The Committee concludes that the package of arrangements of which this
legislation is the core element will provide a national uniform scheme of
corporate regulation which is constitutionally valid, thereby overcoming, as
far as it is possible to do so, the difficulties caused by the High Court cases.
5.4
The Committee notes that the package of
arrangements include a number of measures, some of which are in the legislation
and others in the Corporations Agreement, intended to meet State concerns about
possible ways in which the Commonwealth could exercise the referred powers. The
Committee concludes that these are acceptable in the circumstances and should
not be a reason to delay passage of the two Commonwealth Bills. In this context
the Committee notes that the two Bills do not make any substantial policy
changes to the Acts which they replace.
5.5
The Committee also notes that the package of
arrangements will see an increase in the voting and consultation rights of the
States, and that the referral of powers by the States is only for 5 years,
unless extended by the States.
5.6
The Committee notes advice that a constitutional
amendment would be the most effective and permanent way to deal with the
problem.
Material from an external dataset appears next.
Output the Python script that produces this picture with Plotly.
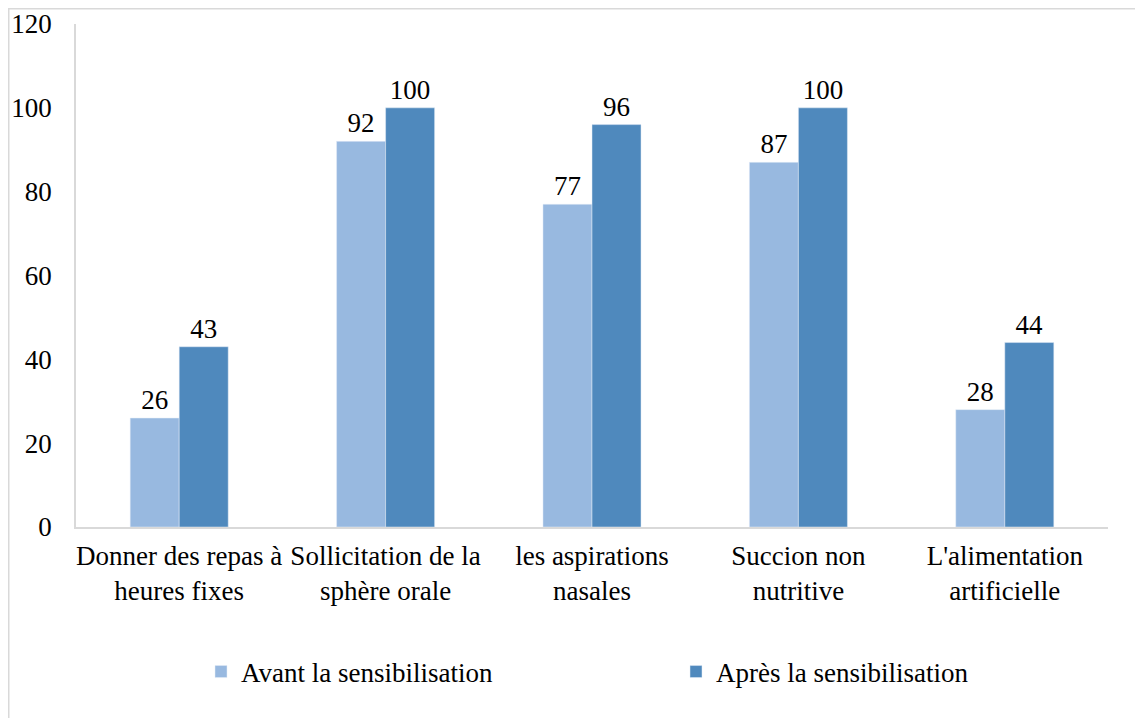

The Committee concludes, however, that while this may be theoretically
the case, in practice it is not really an option in the short term when, as
noted above, urgent action is needed. The Committee therefore considers that
the general package of measures to effect the referral of powers option should
be implemented as soon as possible, following which the Commonwealth could, if
it wished, proceed with its stated intention to consider a constitutional
amendment by way of referendum.
5.7
The Committee notes that the Corporations
(Commonwealth Powers) Act 2001 (NSW) is the first State Act to refer powers
to the Commonwealth under the terms of agreed arrangements between the
Commonwealth and a State. The Committee believes that this was a most positive
development and urges the other States to pass similar legislation as soon as
practicable.
5.8
Finally, the Committee notes that the package of
arrangements does not remedy all of the consequences arising from the decisions
in Re Wakim and The Queen v Hughes for other national cooperative
schemes. The Committee considers that the Commonwealth should examine these
schemes and act to resolve the uncertainty surrounding the schemes.
Recommendations
5.9
The Committee recommends that the Corporations
Bill 2001 and the Australian Securities and Investments Commission Bill 2001 be
passed without amendment as early as possible, with the intention of meeting
the 1 July 2001 target for commencement of the new scheme.